When the levees in New Orleans broke on that ill-fated day in August, the picture of the Big Easy was changed forever; a sector rich in food processing, agriculture, fishing and fine cuisine was left to pick up the pieces from what can be considered the Armageddon of natural disasters.
The trauma came swiftly and mercilessly as Hurricane Katrina–the first of the three meteorological medusas and the sixth-strongest storm ever recorded in the Atlantic basin–ripped through the Gulf Coast.
“We’re talking multiple square miles in multiple locations of just loss,” says Jon Bell, associate professor in the department food science at Louisiana State University’s AgCenter in Baton Rouge. “It’s like a war zone. Some houses are standing, but there’s no life. There’s no electricity. There’s dead grass. It’s block after block, neighborhood after neighborhood, and it is mind boggling. It’s hard to describe and hard to understand.”
Aside from the destruction, Bell and two of his fellow LSU AgCenter colleagues are getting first-hand experience as they assist federal agencies in sifting through the rubble in painting perhaps what will be a future picture of the landfall area’s food industry with hopes of it being reminiscent of its snapshot past.
Bell, along with David Bankston, a professor in the department of the food science, and Associate Professor A. James Farr, were as positive as they were frank when discussing the impact the hurricanes had on various sectors of the food industry with Food Quality magazine.
“The primary impact is on the infrastructure not on the resources,” says Bankston, a Louisiana native.
While a fair number of food operations are now up and running, infrastructure is still the biggest piece of the puzzle. It runs the gamut, from power to telecommunications to potable water to housing to fuel docks to facilities to personnel.
“We’re so short-handed right now,” a manager at an A&P in New Orleans told Food Quality before suggesting a call should be placed to corporate offices. Calls to A&P’s corporate offices in Connecticut, however, were not returned.
And for an area that is hub for agriculture, ingredient supply, meat, poultry and seafood processing and distribution as well as chemical plants and refineries, the lack of infrastructure can hinder any and all efforts to rebuild.
“When we say it hit the infrastructure, we also mean that the New Orleans area supplied a lot of ingredients and spices to the southeast,” says Farr. “Restaurants have had to find new suppliers and that has caused problems with menus, restaurants, processors. It has had a ripple effect throughout. We lost a big market. We lost the labor, too. Unskilled laborers are in high demand for any place north of the flood zone. This situation is still an ongoing book we’re trying to read.”
U.S. Rep. Richard Baker, R-La., however, summed it up best. “Where once you had an operating society, now there’s nothing — no fire truck, no school, no grocery store,” he recently told The Houston Chronicle.
Retail Rehab Road
While the destruction, looting, violence and death were often the subjects of mainstream headlines, the total damages were tough to pin down and hovering at an estimated $70 billion to $130 billion.

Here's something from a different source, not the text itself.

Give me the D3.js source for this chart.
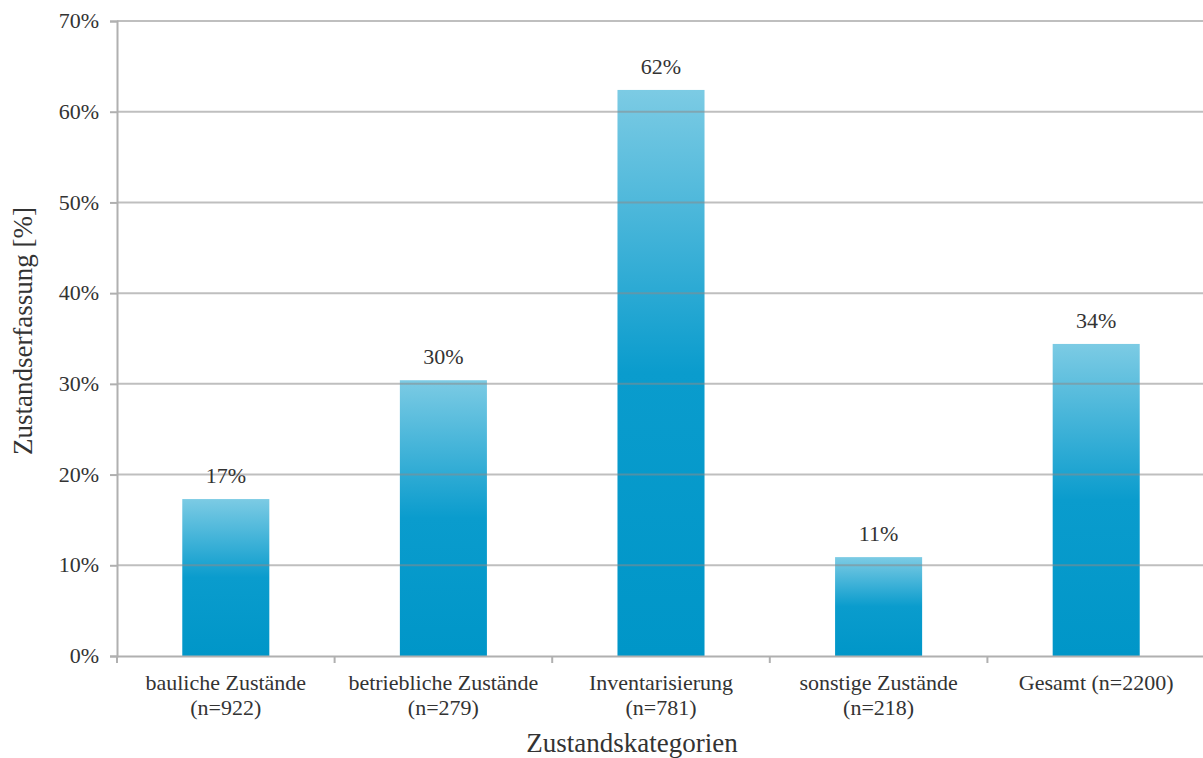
<!DOCTYPE html>
<html><head><meta charset="utf-8">
<script src="https://cdn.jsdelivr.net/npm/d3@7"></script>
<style>body{margin:0;background:#fff}svg{display:block}</style>
</head><body><svg id="c" width="1203" height="758"></svg>
<script>
const categories = ["bauliche Zustände|(n=922)", "betriebliche Zustände|(n=279)", "Inventarisierung|(n=781)", "sonstige Zustände|(n=218)", "Gesamt (n=2200)"];
const values = [17.3, 30.4, 62.4, 10.9, 34.4];
const labels = ["17%", "30%", "62%", "11%", "34%"];
const yTicks = [0, 10, 20, 30, 40, 50, 60, 70];

const FONT = "'Liberation Serif', Tinos, 'Times New Roman', serif";
const svg = d3.select("#c").style("font-family", FONT);
const pL = 117, pR = 1205, pT = 21, pB = 656;
const x = d3.scaleBand().domain(categories).range([pL, pR]).paddingInner(0.6).paddingOuter(0.3);
const xb = d3.scaleBand().domain(categories).range([pL, pR]);
const y = d3.scaleLinear().domain([0, 70]).range([pB, pT]);

const defs = svg.append("defs");
const g = defs.append("linearGradient").attr("id", "grad").attr("x1", 0).attr("y1", 0).attr("x2", 0).attr("y2", 1);
g.append("stop").attr("offset", "0%").attr("stop-color", "#7ccbe4");
g.append("stop").attr("offset", "50%").attr("stop-color", "#0a9ccd");
g.append("stop").attr("offset", "100%").attr("stop-color", "#0096c8");

svg.selectAll("rect.bar").data(values).join("rect").attr("class", "bar")
  .attr("x", (d, i) => x(categories[i])).attr("width", x.bandwidth())
  .attr("y", d => y(d)).attr("height", d => pB - y(d)).attr("fill", "url(#grad)");

svg.selectAll("line.grid").data(yTicks.filter(t => t > 0)).join("line").attr("class", "grid")
  .attr("x1", pL).attr("x2", 1203).attr("y1", d => y(d)).attr("y2", d => y(d))
  .attr("stroke", "#8a8a8a").attr("stroke-opacity", 0.55).attr("stroke-width", 2);

const ya = svg.append("g").attr("transform", `translate(${pL},0)`)
  .call(d3.axisLeft(y).tickValues(yTicks).tickFormat(d => d + "%").tickSize(7).tickPadding(11));
ya.attr("font-family", null).attr("font-size", null);
ya.select(".domain").attr("stroke", "#b0b0b0").attr("stroke-width", 2);
ya.selectAll(".tick line").attr("stroke", "#b0b0b0").attr("stroke-width", 2);
ya.selectAll(".tick text").style("font-family", FONT).attr("font-size", 22).attr("fill", "#333").attr("dy", "0.3em");

const xa = svg.append("g").attr("transform", `translate(0,${pB})`)
  .call(d3.axisBottom(xb).tickSize(0).tickFormat(""));
xa.select(".domain").attr("stroke", "#b0b0b0").attr("stroke-width", 2);
xa.selectAll(".tick").remove();
const bounds = categories.map(c => xb(c)).concat([xb(categories[4]) + xb.bandwidth()]);
xa.selectAll("line.sep").data(bounds).join("line").attr("class", "sep")
  .attr("x1", d => d).attr("x2", d => d).attr("y1", 0).attr("y2", 7).attr("stroke", "#b0b0b0").attr("stroke-width", 2);

svg.selectAll("text.cat").data(categories).join("text").attr("class", "cat")
  .attr("text-anchor", "middle").attr("font-size", 22).attr("fill", "#333").style("font-family", FONT)
  .each(function(d) {
    const parts = d.split("|");
    const t = d3.select(this);
    parts.forEach((p, i) => t.append("tspan").attr("x", xb(d) + xb.bandwidth() / 2).attr("y", 690 + i * 25).text(p));
  });

svg.selectAll("text.val").data(values).join("text").attr("class", "val")
  .attr("x", (d, i) => x(categories[i]) + x.bandwidth() / 2).attr("y", d => y(d) - 16)
  .attr("text-anchor", "middle").attr("font-size", 22).attr("fill", "#333").style("font-family", FONT).text((d, i) => labels[i]);

svg.append("text").attr("x", 632).attr("y", 752).attr("text-anchor", "middle").attr("font-size", 27).attr("fill", "#333").style("font-family", FONT).text("Zustandskategorien");
svg.append("text").attr("transform", "translate(32,331) rotate(-90)").attr("text-anchor", "middle").attr("font-size", 27).attr("fill", "#333").style("font-family", FONT).text("Zustandserfassung [%]");
</script></body></html>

Adding salt to an already sore landscape, hurricane insult was exacerbated by bureaucratic injury.
In early September, as military personnel rescued the displaced from rooftops and shelters burst at the seams, nearly 400,000 packaged meals landed on a tarmac at Little Rock Air Force Base and were trucked off to Louisiana. Most of the $5.3 million worth of food, however, never reached hurricane victims because of fears about mad cow disease and a long-standing ban on British beef.